> [Your objective]:
Quote every line of the data below as it stands, omitting pictures.

> [Task inputs]:
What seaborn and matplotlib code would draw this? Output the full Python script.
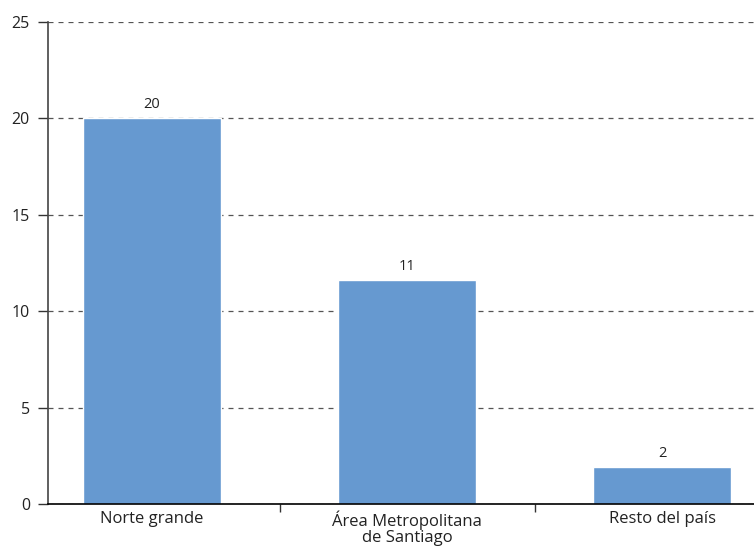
import matplotlib
matplotlib.use("Agg")
import matplotlib.pyplot as plt
import seaborn as sns
import pandas as pd

# Data
categories = ["Norte grande", "Área Metropolitana\nde Santiago", "Resto del país"]
values = [20.0, 11.6, 1.9]
bar_labels = ["20", "11", "2"]
y_ticks = [0, 5, 10, 15, 20, 25]

df = pd.DataFrame({"region": categories, "valor": values})

sns.set_style("white")
plt.rcParams["font.family"] = ["Open Sans", "DejaVu Sans"]

fig = plt.figure(figsize=(7.54, 5.54), dpi=100)
ax = fig.add_axes([48 / 754, 50 / 554, 1 - 48 / 754, 482 / 554])

sns.barplot(data=df, x="region", y="valor", color="#6699D0", width=0.54,
            saturation=1, ax=ax, zorder=3)

for i, (v, lab) in enumerate(zip(values, bar_labels)):
    ax.text(i, v + 0.35, lab, ha="center", va="bottom", fontsize=10.5, color="#222222")

ax.set_ylim(0, 25)
ax.set_xlim(-0.408, 2.36)
ax.set_yticks(y_ticks)
ax.set_yticklabels([str(t) for t in y_ticks], fontsize=11.5, color="#222222")
ax.tick_params(axis="y", direction="out", length=7, width=1, color="#333333", left=True, pad=6)
ax.tick_params(axis="x", length=0, labelsize=12, labelcolor="#222222", pad=5)
for t in ax.get_xticklabels():
    t.set_linespacing(0.95)
ax.set_xticks([0.5, 1.5], minor=True)
ax.tick_params(axis="x", which="minor", direction="out", length=6, width=1, color="#333333", bottom=True)

ax.yaxis.grid(True, linestyle=(0, (4, 4)), color="#555555", linewidth=0.9, zorder=0)
ax.set_axisbelow(True)

ax.set_xlabel("")
ax.set_ylabel("")
ax.spines["top"].set_visible(False)
ax.spines["right"].set_visible(False)
ax.spines["left"].set_color("#444444")
ax.spines["left"].set_linewidth(1.2)
ax.spines["bottom"].set_color("#000000")
ax.spines["bottom"].set_linewidth(1.2)
ax.spines["bottom"].set_zorder(5)

fig.savefig("out.png", dpi=100)
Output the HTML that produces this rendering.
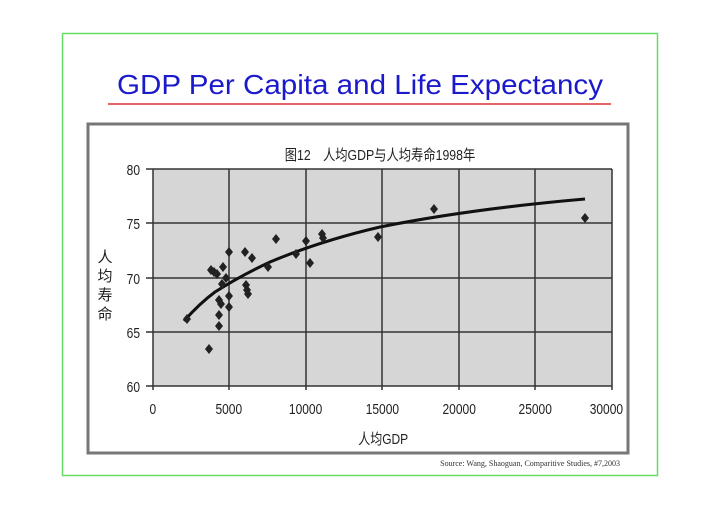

> [Problem solution]:
What seaborn and matplotlib code would draw this? Output the full Python script.
import matplotlib
matplotlib.use("Agg")
import matplotlib.pyplot as plt
import seaborn as sns
import pandas as pd

# Data
categories = ["Norte grande", "Área Metropolitana\nde Santiago", "Resto del país"]
values = [20.0, 11.6, 1.9]
bar_labels = ["20", "11", "2"]
y_ticks = [0, 5, 10, 15, 20, 25]

df = pd.DataFrame({"region": categories, "valor": values})

sns.set_style("white")
plt.rcParams["font.family"] = ["Open Sans", "DejaVu Sans"]

fig = plt.figure(figsize=(7.54, 5.54), dpi=100)
ax = fig.add_axes([48 / 754, 50 / 554, 1 - 48 / 754, 482 / 554])

sns.barplot(data=df, x="region", y="valor", color="#6699D0", width=0.54,
            saturation=1, ax=ax, zorder=3)

for i, (v, lab) in enumerate(zip(values, bar_labels)):
    ax.text(i, v + 0.35, lab, ha="center", va="bottom", fontsize=10.5, color="#222222")

ax.set_ylim(0, 25)
ax.set_xlim(-0.408, 2.36)
ax.set_yticks(y_ticks)
ax.set_yticklabels([str(t) for t in y_ticks], fontsize=11.5, color="#222222")
ax.tick_params(axis="y", direction="out", length=7, width=1, color="#333333", left=True, pad=6)
ax.tick_params(axis="x", length=0, labelsize=12, labelcolor="#222222", pad=5)
for t in ax.get_xticklabels():
    t.set_linespacing(0.95)
ax.set_xticks([0.5, 1.5], minor=True)
ax.tick_params(axis="x", which="minor", direction="out", length=6, width=1, color="#333333", bottom=True)

ax.yaxis.grid(True, linestyle=(0, (4, 4)), color="#555555", linewidth=0.9, zorder=0)
ax.set_axisbelow(True)

ax.set_xlabel("")
ax.set_ylabel("")
ax.spines["top"].set_visible(False)
ax.spines["right"].set_visible(False)
ax.spines["left"].set_color("#444444")
ax.spines["left"].set_linewidth(1.2)
ax.spines["bottom"].set_color("#000000")
ax.spines["bottom"].set_linewidth(1.2)
ax.spines["bottom"].set_zorder(5)

fig.savefig("out.png", dpi=100)
Output the HTML that produces this rendering.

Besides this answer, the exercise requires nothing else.